At Bold Park, our aim is to live our reconciliation action plan, not to just visit it during Reconciliation Week. I am inspired by the desire to keep Noongar language alive, so in Pre-Kindy we incorporate a few Noongar words into our daily life. A big focus for us this year has been to notice the birds we share our beautiful site with, and as we identify them and learn more about them, we call them by their Noongar names. We are making great connections with our feathered friends, the first being the willy wagtail, which is how we got our class name, Djidi Djidi Friends!
I love the music of Gina Williams and Guy Ghouse, and their wonderful songs in language often play in the background in our classroom. We are also learning some as you know.
Gina explains that there are currently less than four hundred and fifty Noongar speakers and her dream is to keep the language alive through song. She said in an interview, “It’s not enough for just my community, the Noongar community to be singing in language. For our language to really succeed and be safe, we need everybody to do this.” I took this as our invitation to get involved.
At a recent concert during the Festival of Perth, Gina said to the audience that if each person could learn five new Noongar words, it would help greatly with the preservation of the language.
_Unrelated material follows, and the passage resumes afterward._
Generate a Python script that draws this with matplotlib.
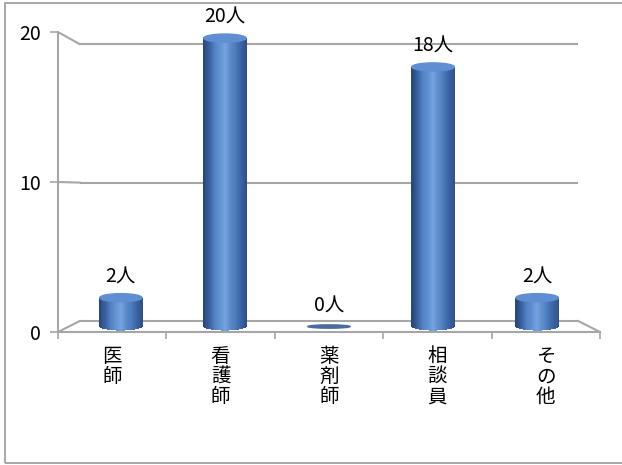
import matplotlib
matplotlib.use('Agg')
import matplotlib.pyplot as plt
import numpy as np
from matplotlib.patches import Ellipse, Rectangle
from matplotlib.colors import LinearSegmentedColormap

plt.rcParams['font.family'] = ['Noto Sans CJK JP', 'DejaVu Sans']

categories = ['医師', '看護師', '薬剤師', '相談員', 'その他']
values = [2, 20, 0, 18, 2]
yticks = [0, 10, 20]

grid_color = '#a6a6a6'
fsize = 14
body_cmap = LinearSegmentedColormap.from_list(
    'cyl', ['#26457a', '#4f7fc2', '#74a3e0', '#4a78b8', '#2f5290'])

# depth of the fake 3D box (front -> back), in data units
depth_x = 0.2
floor_back = 0.73
scale_back = 0.923


def back(v):
    return floor_back + v * scale_back


def mid(v):
    return floor_back / 2 + v * (1 + scale_back) / 2


fig = plt.figure(figsize=(6.22, 4.65), dpi=100)
fig.add_artist(Rectangle((5 / 622, 2 / 465), 1.0, 460 / 465,
                         transform=fig.transFigure, fill=False,
                         edgecolor='#a0a0a0', lw=1.3))
ax = fig.add_axes([58 / 622, 133 / 465, 542 / 622, 300 / 465])
n = len(categories)
ax.set_xlim(0, n)
ax.set_ylim(0, 20)

for s in ['top', 'right']:
    ax.spines[s].set_visible(False)
for s in ['left', 'bottom']:
    ax.spines[s].set_color(grid_color)
    ax.spines[s].set_linewidth(1.5)

# back wall gridlines and box edges
for t in yticks:
    ax.plot([depth_x, n - depth_x], [back(t), back(t)], color=grid_color,
            lw=1.5, solid_capstyle='butt')
    ax.plot([0, depth_x], [t, back(t)], color=grid_color, lw=1.5)
ax.plot([n, n - depth_x], [0, back(0)], color=grid_color, lw=1.5)

# cylinders
bar_w = 0.39
e_half = 0.27
slices = 40
for i, v in enumerate(values):
    xc = depth_x / 2 + (i + 0.5) * (n - depth_x) / n
    base = mid(0)
    top = mid(v)
    if v == 0:
        ax.add_patch(Ellipse((xc, base), bar_w, 0.22, color='#4a6b9e',
                             zorder=3))
    else:
        u = np.linspace(-1, 1, slices)
        sx = xc + u * bar_w / 2
        bottoms = base - e_half * np.sqrt(1 - u ** 2)
        cols = body_cmap((u + 1) / 2)
        ax.bar(sx, top - bottoms, bottom=bottoms, width=bar_w / slices * 1.1,
               color=cols, linewidth=0, zorder=3)
        ax.add_patch(Ellipse((xc, top), bar_w, 2 * e_half, color='#5f8fd2',
                             zorder=4))
    ax.annotate(f'{v}人', (xc, top), xytext=(0, 15),
                textcoords='offset points', ha='center', va='center',
                fontsize=fsize, color='black', zorder=5)

ax.set_yticks(yticks)
ax.set_yticklabels([str(t) for t in yticks], fontsize=fsize)
ax.tick_params(axis='y', length=6, color=grid_color, width=1.2, pad=6)

ax.set_xticks(np.arange(n) + 0.5)
ax.set_xticklabels(['\n'.join(c) for c in categories], fontsize=fsize,
                   linespacing=0.95, va='top')
ax.tick_params(axis='x', length=0, pad=10)
ax.set_xticks(np.arange(n + 1), minor=True)
ax.tick_params(axis='x', which='minor', length=5, color=grid_color, width=1.2)

fig.savefig('out.png', dpi=100, facecolor='white')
Her slogan was “Hashtag 5!” Between our bird names and the songs we sing, I think the Djidi Djidi Friends know a lot more than five words already!
The Djidi Djidi’s have introduced an indigenous story to their storytelling table. It is a cautionary tale about the magpie (koolbardi) and the crow (waardong).
Koolbardi wer Waardong
These birds were both pure white in the beginning and called themselves brothers. Emu (weijt) with his dull grey feathers was jealous and set the brothers against each other by telling each one that they had the whiter feathers.
The jealousy that ensued, caused Koolbardi and Waardong to fight and they fell into the campfire. Waardong was underneath as they fell, was burnt by the ashes so he became black all over. Koolbardi became black and white. The birds have been rivals ever since.